## Data segment
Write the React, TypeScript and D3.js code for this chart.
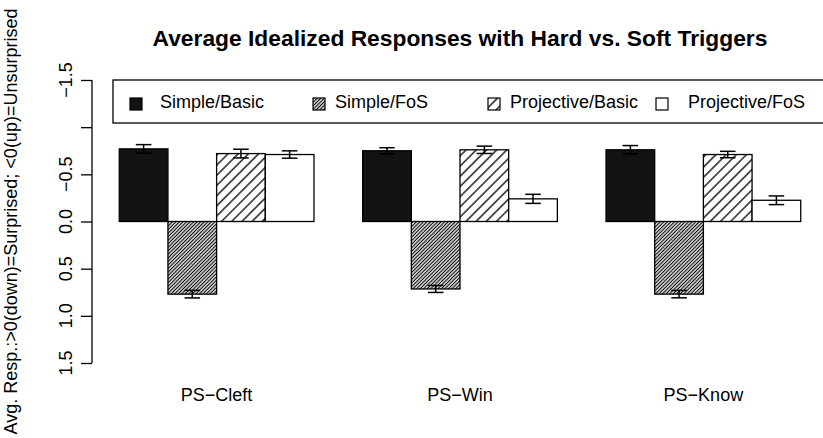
import React, { useEffect, useRef } from 'react';
import * as d3 from 'd3';

// categories and series
const groups = ['PS\u2212Cleft', 'PS\u2212Win', 'PS\u2212Know'];
const seriesNames = ['Simple/Basic', 'Simple/FoS', 'Projective/Basic', 'Projective/FoS'];

// mean responses (negative = up = unsurprised)
const simpleBasic = [-0.77, -0.75, -0.76];
const simpleFoS = [0.77, 0.715, 0.77];
const projBasic = [-0.72, -0.76, -0.71];
const projFoS = [-0.71, -0.24, -0.225];

// half-width of the error bars
const errSimpleBasic = [0.045, 0.032, 0.045];
const errSimpleFoS = [0.04, 0.037, 0.039];
const errProjBasic = [0.046, 0.039, 0.034];
const errProjFoS = [0.039, 0.048, 0.046];

const yTicks = [-1.5, -1, -0.5, 0, 0.5, 1, 1.5];
const yTickLabels = ['\u22121.5', '', '\u22120.5', '0.0', '0.5', '1.0', '1.5'];

const W = 823;
const H = 438;
const FONT = '"Liberation Sans", Arial, Helvetica, sans-serif';

const App: React.FC = () => {
  const ref = useRef<SVGSVGElement | null>(null);

  useEffect(() => {
    if (!ref.current) return;
    const svg = d3.select(ref.current);
    svg.selectAll('*').remove();
    svg.attr('width', W).attr('height', H);

    const values = [simpleBasic, simpleFoS, projBasic, projFoS];
    const errs = [errSimpleBasic, errSimpleFoS, errProjBasic, errProjFoS];

    // R-style barplot units: each bar is 1 unit, 1 unit gap before each group
    const x = d3.scaleLinear().domain([0.44, 15.56]).range([92, 828]);
    const y = d3.scaleLinear().domain([-1.5, 1.5]).range([80, 363]);

    // hatch patterns
    const defs = svg.append('defs');
    const hatch = (id: string, step: number, sw: number) => {
      const p = defs.append('pattern')
        .attr('id', id)
        .attr('patternUnits', 'userSpaceOnUse')
        .attr('width', step)
        .attr('height', step)
        .attr('patternTransform', 'rotate(45)');
      p.append('rect').attr('width', step).attr('height', step).attr('fill', '#fff');
      p.append('line')
        .attr('x1', step / 2).attr('x2', step / 2)
        .attr('y1', -1).attr('y2', step + 1)
        .attr('stroke', '#000').attr('stroke-width', sw);
    };
    hatch('hSB', 1.4, 1.3);
    hatch('hSF', 2.5, 1.2);
    hatch('hPB', 7.2, 1.3);
    const fills = ['url(#hSB)', 'url(#hSF)', 'url(#hPB)', '#fff'];

    // bars
    const g = svg.append('g');
    groups.forEach((_, gi) => {
      values.forEach((vals, si) => {
        const u = 1 + gi * 5 + si;
        const v = vals[gi];
        g.append('rect')
          .attr('x', x(u))
          .attr('y', Math.min(y(0), y(v)))
          .attr('width', x(u + 1) - x(u))
          .attr('height', Math.abs(y(v) - y(0)))
          .attr('fill', fills[si])
          .attr('stroke', '#000')
          .attr('stroke-width', 1.3);
      });
    });

    // error bars
    groups.forEach((_, gi) => {
      values.forEach((vals, si) => {
        const cx = x(1 + gi * 5 + si + 0.5);
        const v = vals[gi];
        const e = errs[si][gi];
        const capW = (x(1) - x(0)) * 0.16;
        const eg = g.append('g').attr('stroke', '#000').attr('stroke-width', 1.5);
        eg.append('line').attr('x1', cx).attr('x2', cx).attr('y1', y(v - e)).attr('y2', y(v + e));
        eg.append('line').attr('x1', cx - capW).attr('x2', cx + capW).attr('y1', y(v - e)).attr('y2', y(v - e));
        eg.append('line').attr('x1', cx - capW).attr('x2', cx + capW).attr('y1', y(v + e)).attr('y2', y(v + e));
      });
    });

    // y axis
    const ax = svg.append('g')
      .attr('transform', 'translate(92,0)')
      .call(d3.axisLeft(y).tickValues(yTicks).tickSize(11).tickFormat(() => ''));
    ax.select('.domain').attr('d', `M0,${y(-1.5)}V${y(1.5)}`).attr('stroke-width', 1.3);
    ax.selectAll('.tick line').attr('stroke-width', 1.3);
    yTicks.forEach((t, i) => {
      svg.append('text')
        .attr('transform', `translate(72,${y(t)}) rotate(-90)`)
        .attr('text-anchor', 'middle')
        .attr('font-family', FONT)
        .attr('font-size', 18)
        .text(yTickLabels[i]);
    });

    // y title
    svg.append('text')
      .attr('transform', `translate(17,${y(0)}) rotate(-90)`)
      .attr('text-anchor', 'middle')
      .attr('font-family', FONT)
      .attr('font-size', 18)
      .text('Avg. Resp.:>0(down)=Surprised; <0(up)=Unsurprised');

    // group labels
    groups.forEach((name, gi) => {
      svg.append('text')
        .attr('x', x(1 + gi * 5 + 2))
        .attr('y', 401)
        .attr('text-anchor', 'middle')
        .attr('font-family', FONT)
        .attr('font-size', 18)
        .text(name);
    });

    // title
    svg.append('text')
      .attr('x', (92 + 828) / 2)
      .attr('y', 46)
      .attr('text-anchor', 'middle')
      .attr('font-family', FONT)
      .attr('font-size', 22.8)
      .attr('font-weight', 'bold')
      .text('Average Idealized Responses with Hard vs. Soft Triggers');

    // legend
    svg.append('rect')
      .attr('x', 113).attr('y', 80)
      .attr('width', 740).attr('height', 43)
      .attr('fill', 'none').attr('stroke', '#000').attr('stroke-width', 1.3);
    const boxX = [130, 313, 488, 656];
    const textX = [160, 335, 510, 688];
    seriesNames.forEach((name, si) => {
      svg.append('rect')
        .attr('x', boxX[si]).attr('y', 98)
        .attr('width', 12).attr('height', 12)
        .attr('fill', fills[si])
        .attr('stroke', '#000').attr('stroke-width', 1.2);
      svg.append('text')
        .attr('x', textX[si]).attr('y', 108)
        .attr('font-family', FONT)
        .attr('font-size', 18)
        .text(name);
    });
  }, []);

  return (
    <svg ref={ref} style={{ position: 'absolute', left: 0, top: 0, background: '#fff' }} />
  );
};

export default App;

## Exercise details
Print out the whole of the material word for word, without pictures.

## Result
Write the React, TypeScript and D3.js code for this chart.
import React, { useEffect, useRef } from 'react';
import * as d3 from 'd3';

// categories and series
const groups = ['PS\u2212Cleft', 'PS\u2212Win', 'PS\u2212Know'];
const seriesNames = ['Simple/Basic', 'Simple/FoS', 'Projective/Basic', 'Projective/FoS'];

// mean responses (negative = up = unsurprised)
const simpleBasic = [-0.77, -0.75, -0.76];
const simpleFoS = [0.77, 0.715, 0.77];
const projBasic = [-0.72, -0.76, -0.71];
const projFoS = [-0.71, -0.24, -0.225];

// half-width of the error bars
const errSimpleBasic = [0.045, 0.032, 0.045];
const errSimpleFoS = [0.04, 0.037, 0.039];
const errProjBasic = [0.046, 0.039, 0.034];
const errProjFoS = [0.039, 0.048, 0.046];

const yTicks = [-1.5, -1, -0.5, 0, 0.5, 1, 1.5];
const yTickLabels = ['\u22121.5', '', '\u22120.5', '0.0', '0.5', '1.0', '1.5'];

const W = 823;
const H = 438;
const FONT = '"Liberation Sans", Arial, Helvetica, sans-serif';

const App: React.FC = () => {
  const ref = useRef<SVGSVGElement | null>(null);

  useEffect(() => {
    if (!ref.current) return;
    const svg = d3.select(ref.current);
    svg.selectAll('*').remove();
    svg.attr('width', W).attr('height', H);

    const values = [simpleBasic, simpleFoS, projBasic, projFoS];
    const errs = [errSimpleBasic, errSimpleFoS, errProjBasic, errProjFoS];

    // R-style barplot units: each bar is 1 unit, 1 unit gap before each group
    const x = d3.scaleLinear().domain([0.44, 15.56]).range([92, 828]);
    const y = d3.scaleLinear().domain([-1.5, 1.5]).range([80, 363]);

    // hatch patterns
    const defs = svg.append('defs');
    const hatch = (id: string, step: number, sw: number) => {
      const p = defs.append('pattern')
        .attr('id', id)
        .attr('patternUnits', 'userSpaceOnUse')
        .attr('width', step)
        .attr('height', step)
        .attr('patternTransform', 'rotate(45)');
      p.append('rect').attr('width', step).attr('height', step).attr('fill', '#fff');
      p.append('line')
        .attr('x1', step / 2).attr('x2', step / 2)
        .attr('y1', -1).attr('y2', step + 1)
        .attr('stroke', '#000').attr('stroke-width', sw);
    };
    hatch('hSB', 1.4, 1.3);
    hatch('hSF', 2.5, 1.2);
    hatch('hPB', 7.2, 1.3);
    const fills = ['url(#hSB)', 'url(#hSF)', 'url(#hPB)', '#fff'];

    // bars
    const g = svg.append('g');
    groups.forEach((_, gi) => {
      values.forEach((vals, si) => {
        const u = 1 + gi * 5 + si;
        const v = vals[gi];
        g.append('rect')
          .attr('x', x(u))
          .attr('y', Math.min(y(0), y(v)))
          .attr('width', x(u + 1) - x(u))
          .attr('height', Math.abs(y(v) - y(0)))
          .attr('fill', fills[si])
          .attr('stroke', '#000')
          .attr('stroke-width', 1.3);
      });
    });

    // error bars
    groups.forEach((_, gi) => {
      values.forEach((vals, si) => {
        const cx = x(1 + gi * 5 + si + 0.5);
        const v = vals[gi];
        const e = errs[si][gi];
        const capW = (x(1) - x(0)) * 0.16;
        const eg = g.append('g').attr('stroke', '#000').attr('stroke-width', 1.5);
        eg.append('line').attr('x1', cx).attr('x2', cx).attr('y1', y(v - e)).attr('y2', y(v + e));
        eg.append('line').attr('x1', cx - capW).attr('x2', cx + capW).attr('y1', y(v - e)).attr('y2', y(v - e));
        eg.append('line').attr('x1', cx - capW).attr('x2', cx + capW).attr('y1', y(v + e)).attr('y2', y(v + e));
      });
    });

    // y axis
    const ax = svg.append('g')
      .attr('transform', 'translate(92,0)')
      .call(d3.axisLeft(y).tickValues(yTicks).tickSize(11).tickFormat(() => ''));
    ax.select('.domain').attr('d', `M0,${y(-1.5)}V${y(1.5)}`).attr('stroke-width', 1.3);
    ax.selectAll('.tick line').attr('stroke-width', 1.3);
    yTicks.forEach((t, i) => {
      svg.append('text')
        .attr('transform', `translate(72,${y(t)}) rotate(-90)`)
        .attr('text-anchor', 'middle')
        .attr('font-family', FONT)
        .attr('font-size', 18)
        .text(yTickLabels[i]);
    });

    // y title
    svg.append('text')
      .attr('transform', `translate(17,${y(0)}) rotate(-90)`)
      .attr('text-anchor', 'middle')
      .attr('font-family', FONT)
      .attr('font-size', 18)
      .text('Avg. Resp.:>0(down)=Surprised; <0(up)=Unsurprised');

    // group labels
    groups.forEach((name, gi) => {
      svg.append('text')
        .attr('x', x(1 + gi * 5 + 2))
        .attr('y', 401)
        .attr('text-anchor', 'middle')
        .attr('font-family', FONT)
        .attr('font-size', 18)
        .text(name);
    });

    // title
    svg.append('text')
      .attr('x', (92 + 828) / 2)
      .attr('y', 46)
      .attr('text-anchor', 'middle')
      .attr('font-family', FONT)
      .attr('font-size', 22.8)
      .attr('font-weight', 'bold')
      .text('Average Idealized Responses with Hard vs. Soft Triggers');

    // legend
    svg.append('rect')
      .attr('x', 113).attr('y', 80)
      .attr('width', 740).attr('height', 43)
      .attr('fill', 'none').attr('stroke', '#000').attr('stroke-width', 1.3);
    const boxX = [130, 313, 488, 656];
    const textX = [160, 335, 510, 688];
    seriesNames.forEach((name, si) => {
      svg.append('rect')
        .attr('x', boxX[si]).attr('y', 98)
        .attr('width', 12).attr('height', 12)
        .attr('fill', fills[si])
        .attr('stroke', '#000').attr('stroke-width', 1.2);
      svg.append('text')
        .attr('x', textX[si]).attr('y', 108)
        .attr('font-family', FONT)
        .attr('font-size', 18)
        .text(name);
    });
  }, []);

  return (
    <svg ref={ref} style={{ position: 'absolute', left: 0, top: 0, background: '#fff' }} />
  );
};

export default App;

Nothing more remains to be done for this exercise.